Where Will Debris from Japan's Tsunami Go? See Where Ocean Flows Are Carrying It
This figure shows the probable pathways of the debris that entered the ocean on March 11, 2011, as estimated from historical trajectories of drifting buoys. View an animation. Credit: Nikolai Maximenko, International Pacific Research Center
The tsunami that hit Japan devastated buildings and farms, and carried entire houses down streets. But as waters retreated, tons of debris was washed into the sea. Where will all that garbage flow now that it has hit the open water? Researchers have created a guess at where and when we'll see refuse from the tsunami, including which shorelines will soon see debris from Japan's disaster washing up on beaches. University of Hawaii at Manoa's Nikolai Maximenko and Jan Hafner have created a model for where debris will flow. It has been based on the movement of buoys deployed over the years for scientific research, and by watching how currents move the buoys, they are showing how objects from the tsunami will travel across the Pacific.
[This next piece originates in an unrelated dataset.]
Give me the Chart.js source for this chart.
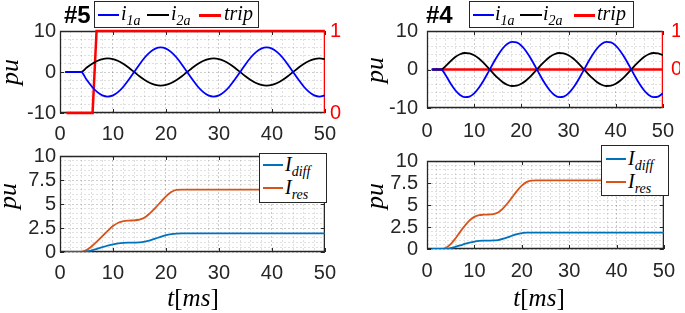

The team estimates that the Northwestern Hawaiian Islands Marine National Monument will start to see trash within a year, and more trash will hit Hawaiian islands shores over the following year.
Within three years, California will start to receive some of the garbage from the tsunami, and then much of the rest will be added to the Great Pacific Garbage Patch.
Finally, in five years, Hawaii will be hit again with a larger batch, and much of it will be stuck in amongst the coral reefs along its shores.
Check out this amazing animation of how the debris moves from the shore of Japan, to the west coast of the US, and back to Hawaii.
It sounds frustrating, especially knowing that any clean-up efforts will be difficult -- afterall, the Great Pacific Garbage patch and several other trash gyres around the world are nearly impossible clean-up tasks. While tracking debris from the tsunami will aid in scientific understanding about how materials flow, and change over time in the ocean, it doesn't exactly help us do the dirty work of cleaning up the mess. Still, knowing where and when the trash will hit can help with organizing shoreline cleanup efforts.
Right now, TreeHugger Paula Alvarado is aboard the Sea Dragon with the 5 Gyres project. She's out with the research team tracking the extent to which marine litter is affecting the ocean. They're learning about the impacts of plastic pollution and, hopefully, what can be done about it.